Reputation: 439
So I started work on adding Swift to an existing Objective-C framework.
The bad news is that it was rather simple to do, and appeared as if it was working. Meaning that I got the Swift code to see the obj-c classes and even build rather easily. I setup a bridging header added what I needed to it, changed the module name etc, and basically everything was working fine.
Later on I realized a few things.
Firstly, you're not supposed to have a bridging header in a framework. In fact I tried with a test project and it wouldn't let me. But someone in my actual project it allowed it.
It definitely starts cocking things up. I think because it seems to include the bridging header in the Swift generated header or maybe something else with how it imports the umbrella header. I get the simplicity of having the swift automatically use the Umbrella header and nothing else but I need another header for several reasons.
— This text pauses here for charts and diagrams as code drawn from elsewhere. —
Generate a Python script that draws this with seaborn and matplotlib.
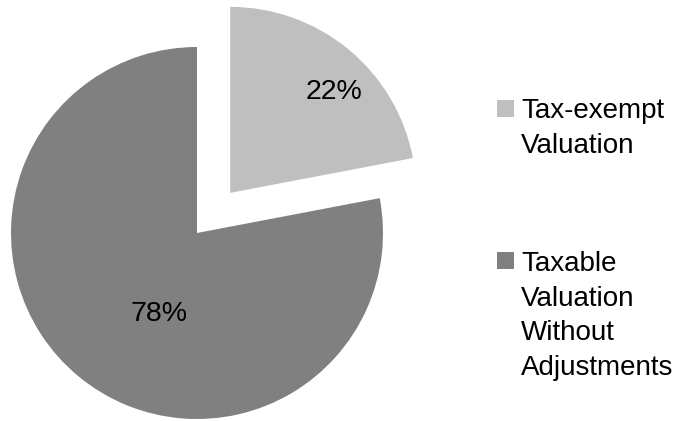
import matplotlib
matplotlib.use("Agg")
import matplotlib.pyplot as plt
import seaborn as sns
from matplotlib.patches import Rectangle

# Share of total valuation
categories = ["Tax-exempt\nValuation", "Taxable\nValuation\nWithout\nAdjustments"]
shares = [22, 78]
colors = ["#bfbfbf", "#808080"]
explode = [0.28, 0.0]

sns.set_theme(style="white")
plt.rcParams["font.family"] = ["Liberation Sans", "DejaVu Sans"]

W, H = 685, 421
fig = plt.figure(figsize=(W / 100, H / 100), dpi=100)
ax = fig.add_axes([0, 0, 1, 1])

wedges, texts, autotexts = ax.pie(
    shares,
    colors=colors,
    startangle=90,
    counterclock=False,
    explode=explode,
    autopct=lambda p: f"{round(p)}%",
    textprops=dict(fontsize=20.5, color="black"),
    wedgeprops=dict(linewidth=0),
)

# percentage label placement (data units, radius = 1), anchored on baseline
label_pos = [(0.7366, 0.7188), (-0.206, -0.4715)]
for t, pos in zip(autotexts, label_pos):
    t.set_verticalalignment("baseline")
    t.set_position(pos)

# pie centre at (197, 233) px, radius 186 px
cx, cy, r = 197, 233, 186
ax.set_xlim(-cx / r, (W - cx) / r)
ax.set_ylim(-(H - cy) / r, cy / r)
ax.set_aspect("auto")
ax.axis("off")

# legend: square marker next to the first line of each label
legend_rows = [(100, 118.5), (251.5, 271)]  # (square top px, first baseline px)
line_step = 34.6
for (sq_top, base), label, color in zip(legend_rows, categories, colors):
    fig.patches.append(Rectangle((497 / W, 1 - (sq_top + 17) / H), 17 / W, 17 / H,
                                 transform=fig.transFigure, facecolor=color,
                                 edgecolor="none"))
    for i, line in enumerate(label.split("\n")):
        fig.text(521 / W, 1 - (base + i * line_step) / H, line, fontsize=20,
                 color="black", ha="left", va="baseline")

fig.savefig("out.png", dpi=100, facecolor="white")
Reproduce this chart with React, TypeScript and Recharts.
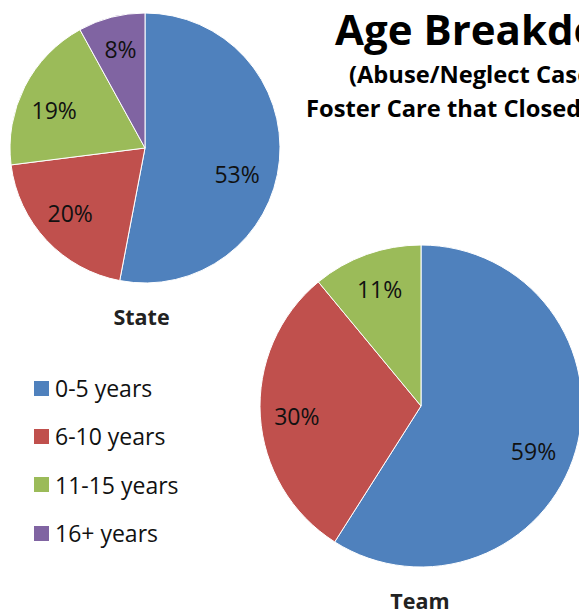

There are several problems I face in this scenario.
External targets can't load this framework using @import
. And I can't import the framework's bridging header directly either. Meaning that I can't access the Swift code from another target. I wrote an accessor class and in this case it's not a big deal. Until I realized that includes a test-case target, so I can't effectively test this code without some sort of test implementation that would be in the framework target. Not even a swift test in my test target can access the Swift.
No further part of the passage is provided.